▼
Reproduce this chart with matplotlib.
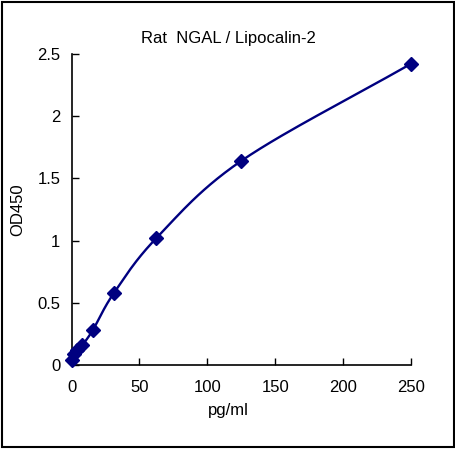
import numpy as np
import matplotlib.pyplot as plt
from matplotlib.patches import Rectangle

plt.rcParams['font.family'] = ['Liberation Sans', 'DejaVu Sans']

conc = [0, 1.95, 3.9, 7.8, 15.6, 31.25, 62.5, 125, 250]
od = [0.04, 0.09, 0.12, 0.16, 0.28, 0.58, 1.02, 1.64, 2.42]
xticks = [0, 50, 100, 150, 200, 250]
yticks = [0, 0.5, 1, 1.5, 2, 2.5]
yticklabels = ['0', '0.5', '1', '1.5', '2', '2.5']


def smooth(x, y, n=30):
    # catmull-rom through the points, like Excel's smoothed line
    x = np.asarray(x, float)
    y = np.asarray(y, float)
    px = np.concatenate([[2 * x[0] - x[1]], x, [2 * x[-1] - x[-2]]])
    py = np.concatenate([[2 * y[0] - y[1]], y, [2 * y[-1] - y[-2]]])
    t = np.linspace(0, 1, n)
    xs, ys = [], []
    for i in range(1, len(px) - 2):
        for p, out in ((px, xs), (py, ys)):
            p0, p1, p2, p3 = p[i - 1], p[i], p[i + 1], p[i + 2]
            out.append(0.5 * (2 * p1 + (-p0 + p2) * t
                              + (2 * p0 - 5 * p1 + 4 * p2 - p3) * t ** 2
                              + (-p0 + 3 * p1 - 3 * p2 + p3) * t ** 3))
    return np.concatenate(xs), np.concatenate(ys)


fig = plt.figure(figsize=(4.56, 4.49), dpi=100)
ax = fig.add_axes([0.157, 0.187, 0.744, 0.693])

sx, sy = smooth(conc, od)
ax.plot(sx, sy, color='#000080', lw=1.7, zorder=2, clip_on=False)
ax.plot(conc, od, 'D', color='#000080', markersize=6.8, zorder=3, clip_on=False)

ax.set_xlim(0, 250)
ax.set_ylim(0, 2.5)
ax.set_xticks(xticks)
ax.set_yticks(yticks)
ax.set_yticklabels(yticklabels)
ax.tick_params(direction='in', length=5, width=1, labelsize=12, color='black')
ax.tick_params(axis='x', pad=11)
ax.tick_params(axis='y', pad=8)
for s in ['top', 'right']:
    ax.spines[s].set_visible(False)
for s in ['left', 'bottom']:
    ax.spines[s].set_linewidth(1.2)

fig.text(0.5, 1 - 38 / 449, 'Rat  NGAL / Lipocalin-2', ha='center', va='center', fontsize=12)
fig.text(0.5, 1 - 410 / 449, 'pg/ml', ha='center', va='center', fontsize=12)
fig.text(18 / 456, 1 - 210 / 449, 'OD450', ha='center', va='center', rotation=90, fontsize=12)

fig.patches.append(Rectangle((0.004, 0.004), 0.992, 0.992, transform=fig.transFigure,
                             fill=False, edgecolor='black', lw=1.5))

fig.savefig('out.png', dpi=100)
▲
• What this task involves: From the first line above through the line containing "yticklabels = ['0', '0.5', '1', '1.5', '2', '2.5']", copy everything exactly, without the pictures.

• Reply to the task:
Reproduce this chart with matplotlib.
import numpy as np
import matplotlib.pyplot as plt
from matplotlib.patches import Rectangle

plt.rcParams['font.family'] = ['Liberation Sans', 'DejaVu Sans']

conc = [0, 1.95, 3.9, 7.8, 15.6, 31.25, 62.5, 125, 250]
od = [0.04, 0.09, 0.12, 0.16, 0.28, 0.58, 1.02, 1.64, 2.42]
xticks = [0, 50, 100, 150, 200, 250]
yticks = [0, 0.5, 1, 1.5, 2, 2.5]
yticklabels = ['0', '0.5', '1', '1.5', '2', '2.5']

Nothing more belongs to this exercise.